## begin INFORMATION SHOWN

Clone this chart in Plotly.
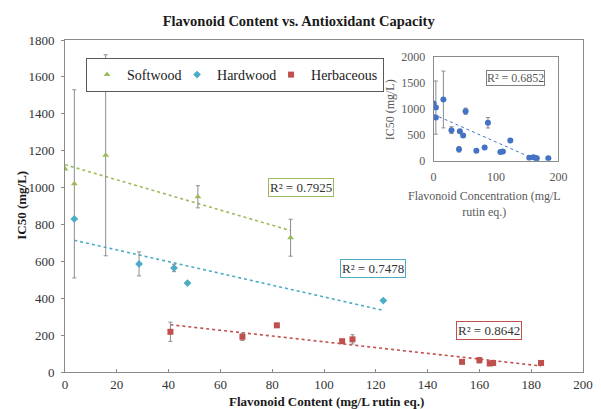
import numpy as np
import plotly.graph_objects as go

# Flavonoid content (mg/L rutin eq.) and IC50 (mg/L) by wood / plant type
soft_x = [0.0, 3.6, 15.7, 51.3, 87.1]
soft_y = [1100, 1020, 1175, 950, 728]
soft_err = [0, 510, 545, 60, 100]

hard_x = [3.6, 28.6, 42.1, 47.3, 122.9]
hard_y = [830, 586, 564, 482, 387]
hard_err = [0, 65, 20, 0, 0]

herb_x = [40.7, 68.5, 81.8, 107.0, 111.0, 153.3, 160.0, 164.0, 165.3, 183.8]
herb_y = [218, 191, 253, 167, 177, 55, 64, 46, 49, 49]
herb_err = [52, 20, 0, 0, 25, 0, 15, 0, 0, 0]

r2_labels = {"Softwood": "R² = 0.7925", "Hardwood": "R² = 0.7478",
             "Herbaceous": "R² = 0.8642", "All": "R² = 0.6852"}

x_ticks = list(range(0, 201, 20))
y_ticks = list(range(0, 1801, 200))
inset_x_ticks = [0, 100, 200]
inset_y_ticks = [0, 500, 1000, 1500, 2000]

SERIF = "Liberation Serif"
GREEN, AQUA, RED, BLUE = "#9bbb59", "#4bacc6", "#c0504d", "#4472c4"
ERR = "#8c8c8c"
AXIS = "#8a8a8a"

# plot-area geometry in pixels (used to place free text in paper coordinates)
L, R, T, B, W, H = 65, 9, 40, 37, 601, 409
PW, PH = W - L - R, H - T - B


def px(xpix):
    return (xpix - L) / PW


def py(ypix):
    return (H - B - ypix) / PH


def linear_fit(xs, ys):
    slope, intercept = np.polyfit(xs, ys, 1)
    xx = np.array([min(xs), max(xs)])
    return xx, slope * xx + intercept


def error_trace(xs, ys, errs, **axes):
    # whiskers only; the visible markers are drawn by a separate trace on top
    return go.Scatter(x=xs, y=ys, mode="markers", showlegend=False, hoverinfo="skip",
                      marker=dict(size=1, opacity=0),
                      error_y=dict(type="data", array=errs, visible=True,
                                   color=ERR, thickness=1, width=2), **axes)


fig = go.Figure()

# name, x, y, errors, colour, symbol, marker size, legend entry width
series = [
    ("Softwood", soft_x, soft_y, soft_err, GREEN, "triangle-up", 6, 45),
    ("Hardwood", hard_x, hard_y, hard_err, AQUA, "diamond", 6, 49),
    ("Herbaceous", herb_x, herb_y, herb_err, RED, "square", 6, None),
]

for name, xs, ys, errs, color, symbol, size, lw in series:
    tx, ty = linear_fit(xs, ys)
    fig.add_trace(go.Scatter(x=tx, y=ty, mode="lines", showlegend=False,
                             line=dict(color=color, width=1.6, dash="dot"),
                             hoverinfo="skip"))
for name, xs, ys, errs, color, symbol, size, lw in series:
    fig.add_trace(error_trace(xs, ys, errs))
for name, xs, ys, errs, color, symbol, size, lw in series:
    fig.add_trace(go.Scatter(x=xs, y=ys, mode="markers", name=name, legendwidth=lw,
                             marker=dict(color=color, symbol=symbol, size=size)))

# Inset: all samples pooled
all_x = soft_x + hard_x + herb_x
all_y = soft_y + hard_y + herb_y
all_err = soft_err + hard_err + herb_err
ix, iy = linear_fit(all_x, all_y)
fig.add_trace(go.Scatter(x=ix, y=iy, mode="lines", showlegend=False,
                         line=dict(color=BLUE, width=1, dash="dot"),
                         xaxis="x2", yaxis="y2", hoverinfo="skip"))
fig.add_trace(error_trace(all_x, all_y, all_err, xaxis="x2", yaxis="y2"))
fig.add_trace(go.Scatter(x=all_x, y=all_y, mode="markers", showlegend=False,
                         marker=dict(color=BLUE, size=6), xaxis="x2", yaxis="y2"))

tick_font = dict(family=SERIF, size=13, color="#333333")
small_font = dict(family=SERIF, size=12, color="#595959")

fig.update_layout(
    width=W, height=H,
    margin=dict(l=L, r=R, t=T, b=B),
    font=dict(family=SERIF, size=13, color="#333333"),
    paper_bgcolor="white", plot_bgcolor="white",
    title=dict(text="<b>Flavonoid Content vs. Antioxidant Capacity</b>",
               x=0.497, xanchor="center", y=1 - 21 / H, yanchor="middle",
               yref="container", font=dict(family=SERIF, size=14.5, color="#1a1a1a")),
    xaxis=dict(range=[0, 200], tickvals=x_ticks, showgrid=False, zeroline=False,
               showline=True, linecolor=AXIS, linewidth=1, mirror=True,
               ticks="inside", ticklen=3, tickcolor=AXIS, tickfont=tick_font),
    yaxis=dict(range=[0, 1800], tickvals=y_ticks, showgrid=False, zeroline=False,
               showline=True, linecolor=AXIS, linewidth=1, mirror=True,
               ticks="outside", ticklen=3, tickcolor=AXIS, tickfont=tick_font,
               ticklabelstandoff=4),
    xaxis2=dict(domain=[px(440), px(567)], anchor="y2", range=[0, 200],
                tickvals=inset_x_ticks, showgrid=False, zeroline=False,
                showline=True, linecolor=AXIS, linewidth=1, mirror=True,
                ticks="", tickfont=small_font, ticklabelstandoff=5),
    yaxis2=dict(domain=[py(160.7), py(56.5)], anchor="x2", range=[0, 2000],
                tickvals=inset_y_ticks, showgrid=False, zeroline=False,
                showline=True, linecolor=AXIS, linewidth=1, mirror=True,
                ticks="", tickfont=small_font, ticklabelstandoff=5),
    legend=dict(orientation="h", x=px(238), y=py(58), xanchor="center", yanchor="top",
                bordercolor="#595959", borderwidth=1, bgcolor="white",
                font=dict(family=SERIF, size=14, color="#1a1a1a"),
                itemwidth=30, tracegroupgap=0),
    showlegend=True,
)

base = dict(xref="paper", yref="paper", showarrow=False,
            xanchor="center", yanchor="middle")
annotations = [
    # axis titles
    dict(base, text="<b>Flavonoid Content (mg/L rutin eq.)</b>",
         x=px(331), y=py(401), font=dict(family=SERIF, size=13, color="#1a1a1a")),
    dict(base, text="<b>IC50 (mg/L)</b>", x=px(20), y=py(205), textangle=-90,
         font=dict(family=SERIF, size=13, color="#1a1a1a")),
    dict(base, text="Flavonoid Concentration (mg/L<br>rutin eq.)",
         x=px(492), y=py(204), font=small_font),
    dict(base, text="IC50 (mg/L)", x=px(396), y=py(110), textangle=-90,
         font=small_font),
]

r2_boxes = [
    ("Softwood", 305.5, 187.5, GREEN),
    ("Hardwood", 378, 268.7, AQUA),
    ("Herbaceous", 496, 330.5, RED),
]
for key, bx, by, color in r2_boxes:
    annotations.append(dict(
        base, text=r2_labels[key], x=px(bx), y=py(by),
        bordercolor=color, borderwidth=1, borderpad=1, bgcolor="white",
        font=dict(family=SERIF, size=13, color="#333333")))
annotations.append(dict(
    base, text=r2_labels["All"], x=px(523.7), y=py(78.3),
    bordercolor="#7f7f7f", borderwidth=1, borderpad=0, bgcolor="white",
    font=dict(family=SERIF, size=12, color="#595959")))

fig.update_layout(annotations=annotations)
fig.write_html("out.html")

## end INFORMATION SHOWN

The lines from the top of the data above through the one holding "inset_y_ticks = [0, 500, 1000, 1500, 2000]" are to be repeated exactly, and only those, with no pictures.

Clone this chart in Plotly.
import numpy as np
import plotly.graph_objects as go

# Flavonoid content (mg/L rutin eq.) and IC50 (mg/L) by wood / plant type
soft_x = [0.0, 3.6, 15.7, 51.3, 87.1]
soft_y = [1100, 1020, 1175, 950, 728]
soft_err = [0, 510, 545, 60, 100]

hard_x = [3.6, 28.6, 42.1, 47.3, 122.9]
hard_y = [830, 586, 564, 482, 387]
hard_err = [0, 65, 20, 0, 0]

herb_x = [40.7, 68.5, 81.8, 107.0, 111.0, 153.3, 160.0, 164.0, 165.3, 183.8]
herb_y = [218, 191, 253, 167, 177, 55, 64, 46, 49, 49]
herb_err = [52, 20, 0, 0, 25, 0, 15, 0, 0, 0]

r2_labels = {"Softwood": "R² = 0.7925", "Hardwood": "R² = 0.7478",
             "Herbaceous": "R² = 0.8642", "All": "R² = 0.6852"}

x_ticks = list(range(0, 201, 20))
y_ticks = list(range(0, 1801, 200))
inset_x_ticks = [0, 100, 200]
inset_y_ticks = [0, 500, 1000, 1500, 2000]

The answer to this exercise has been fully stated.